--- BEGIN Source data ---

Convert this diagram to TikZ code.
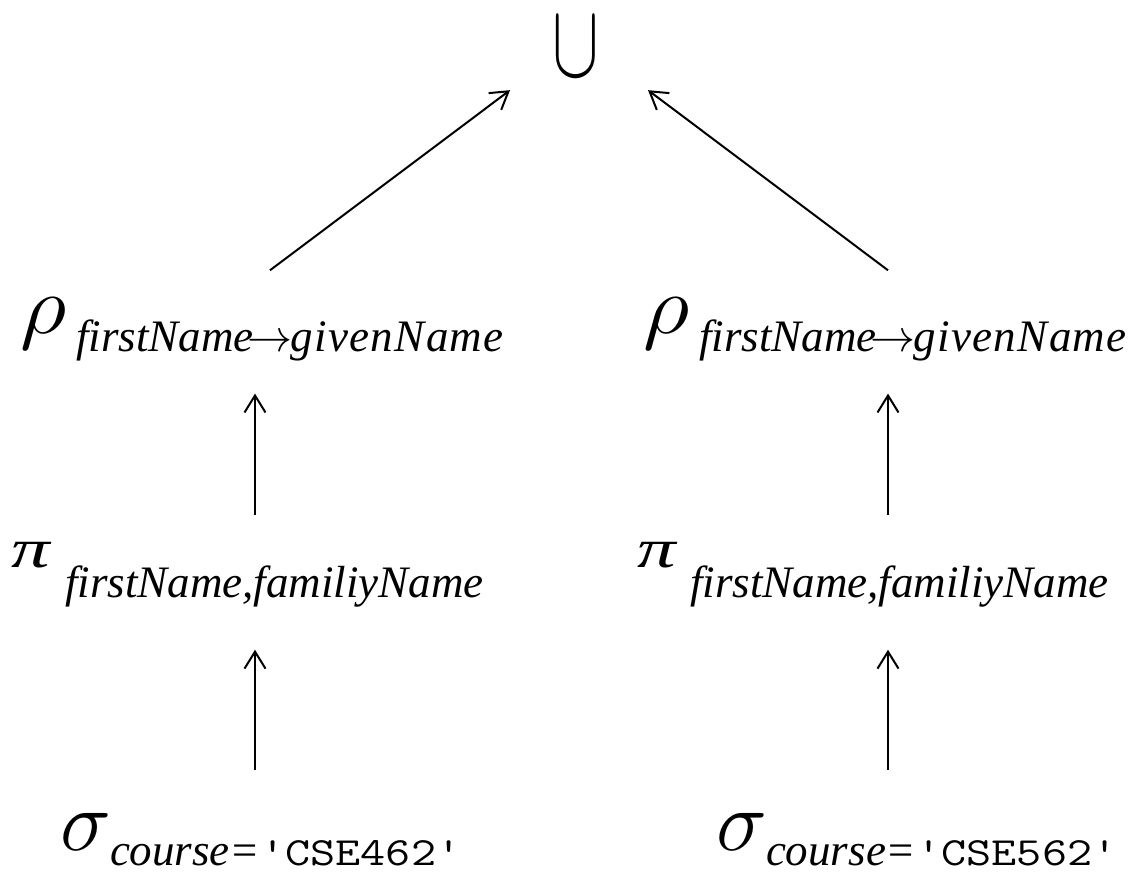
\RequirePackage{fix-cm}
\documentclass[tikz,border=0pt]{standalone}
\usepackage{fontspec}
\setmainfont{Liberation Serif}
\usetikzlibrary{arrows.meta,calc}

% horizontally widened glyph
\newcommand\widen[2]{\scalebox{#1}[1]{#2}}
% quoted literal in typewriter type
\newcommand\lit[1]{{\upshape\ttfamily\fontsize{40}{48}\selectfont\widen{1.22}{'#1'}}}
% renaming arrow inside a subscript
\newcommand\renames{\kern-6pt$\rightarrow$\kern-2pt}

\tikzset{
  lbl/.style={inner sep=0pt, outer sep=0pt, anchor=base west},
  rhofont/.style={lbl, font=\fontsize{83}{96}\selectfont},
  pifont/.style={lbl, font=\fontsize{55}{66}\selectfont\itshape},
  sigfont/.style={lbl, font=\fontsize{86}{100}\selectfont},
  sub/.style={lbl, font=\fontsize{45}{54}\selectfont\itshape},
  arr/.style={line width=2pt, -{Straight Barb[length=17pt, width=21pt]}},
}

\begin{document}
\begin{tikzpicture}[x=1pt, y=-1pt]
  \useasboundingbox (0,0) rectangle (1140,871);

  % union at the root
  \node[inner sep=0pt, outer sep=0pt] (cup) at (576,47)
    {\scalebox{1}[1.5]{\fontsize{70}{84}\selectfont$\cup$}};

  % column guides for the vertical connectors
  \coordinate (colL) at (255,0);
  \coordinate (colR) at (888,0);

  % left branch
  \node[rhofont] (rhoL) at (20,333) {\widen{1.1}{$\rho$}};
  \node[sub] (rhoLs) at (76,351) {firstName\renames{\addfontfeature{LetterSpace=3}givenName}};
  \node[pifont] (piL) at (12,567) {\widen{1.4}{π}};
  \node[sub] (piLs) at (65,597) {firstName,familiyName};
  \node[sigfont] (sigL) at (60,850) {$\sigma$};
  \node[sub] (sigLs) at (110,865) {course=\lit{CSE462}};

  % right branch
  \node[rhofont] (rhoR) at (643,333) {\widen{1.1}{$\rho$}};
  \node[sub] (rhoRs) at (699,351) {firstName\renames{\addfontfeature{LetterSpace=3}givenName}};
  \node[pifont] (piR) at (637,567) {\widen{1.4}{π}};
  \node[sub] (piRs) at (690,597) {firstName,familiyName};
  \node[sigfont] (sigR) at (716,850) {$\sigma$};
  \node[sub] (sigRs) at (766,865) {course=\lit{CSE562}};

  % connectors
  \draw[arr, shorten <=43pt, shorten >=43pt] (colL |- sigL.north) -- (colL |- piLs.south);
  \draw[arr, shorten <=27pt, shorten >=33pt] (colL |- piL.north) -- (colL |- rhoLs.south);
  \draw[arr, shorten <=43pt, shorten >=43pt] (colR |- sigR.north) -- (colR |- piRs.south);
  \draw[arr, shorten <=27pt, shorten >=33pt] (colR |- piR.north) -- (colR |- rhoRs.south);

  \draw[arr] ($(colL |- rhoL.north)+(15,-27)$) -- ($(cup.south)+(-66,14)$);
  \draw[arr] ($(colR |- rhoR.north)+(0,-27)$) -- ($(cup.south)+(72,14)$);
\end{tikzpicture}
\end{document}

--- END Source data ---

From the material above, reproduce everything verbatim except the pictures.

Convert this diagram to TikZ code.
\RequirePackage{fix-cm}
\documentclass[tikz,border=0pt]{standalone}
\usepackage{fontspec}
\setmainfont{Liberation Serif}
\usetikzlibrary{arrows.meta,calc}

% horizontally widened glyph
\newcommand\widen[2]{\scalebox{#1}[1]{#2}}
% quoted literal in typewriter type
\newcommand\lit[1]{{\upshape\ttfamily\fontsize{40}{48}\selectfont\widen{1.22}{'#1'}}}
% renaming arrow inside a subscript
\newcommand\renames{\kern-6pt$\rightarrow$\kern-2pt}

\tikzset{
  lbl/.style={inner sep=0pt, outer sep=0pt, anchor=base west},
  rhofont/.style={lbl, font=\fontsize{83}{96}\selectfont},
  pifont/.style={lbl, font=\fontsize{55}{66}\selectfont\itshape},
  sigfont/.style={lbl, font=\fontsize{86}{100}\selectfont},
  sub/.style={lbl, font=\fontsize{45}{54}\selectfont\itshape},
  arr/.style={line width=2pt, -{Straight Barb[length=17pt, width=21pt]}},
}

\begin{document}
\begin{tikzpicture}[x=1pt, y=-1pt]
  \useasboundingbox (0,0) rectangle (1140,871);

  % union at the root
  \node[inner sep=0pt, outer sep=0pt] (cup) at (576,47)
    {\scalebox{1}[1.5]{\fontsize{70}{84}\selectfont$\cup$}};

  % column guides for the vertical connectors
  \coordinate (colL) at (255,0);
  \coordinate (colR) at (888,0);

  % left branch
  \node[rhofont] (rhoL) at (20,333) {\widen{1.1}{$\rho$}};
  \node[sub] (rhoLs) at (76,351) {firstName\renames{\addfontfeature{LetterSpace=3}givenName}};
  \node[pifont] (piL) at (12,567) {\widen{1.4}{π}};
  \node[sub] (piLs) at (65,597) {firstName,familiyName};
  \node[sigfont] (sigL) at (60,850) {$\sigma$};
  \node[sub] (sigLs) at (110,865) {course=\lit{CSE462}};

  % right branch
  \node[rhofont] (rhoR) at (643,333) {\widen{1.1}{$\rho$}};
  \node[sub] (rhoRs) at (699,351) {firstName\renames{\addfontfeature{LetterSpace=3}givenName}};
  \node[pifont] (piR) at (637,567) {\widen{1.4}{π}};
  \node[sub] (piRs) at (690,597) {firstName,familiyName};
  \node[sigfont] (sigR) at (716,850) {$\sigma$};
  \node[sub] (sigRs) at (766,865) {course=\lit{CSE562}};

  % connectors
  \draw[arr, shorten <=43pt, shorten >=43pt] (colL |- sigL.north) -- (colL |- piLs.south);
  \draw[arr, shorten <=27pt, shorten >=33pt] (colL |- piL.north) -- (colL |- rhoLs.south);
  \draw[arr, shorten <=43pt, shorten >=43pt] (colR |- sigR.north) -- (colR |- piRs.south);
  \draw[arr, shorten <=27pt, shorten >=33pt] (colR |- piR.north) -- (colR |- rhoRs.south);

  \draw[arr] ($(colL |- rhoL.north)+(15,-27)$) -- ($(cup.south)+(-66,14)$);
  \draw[arr] ($(colR |- rhoR.north)+(0,-27)$) -- ($(cup.south)+(72,14)$);
\end{tikzpicture}
\end{document}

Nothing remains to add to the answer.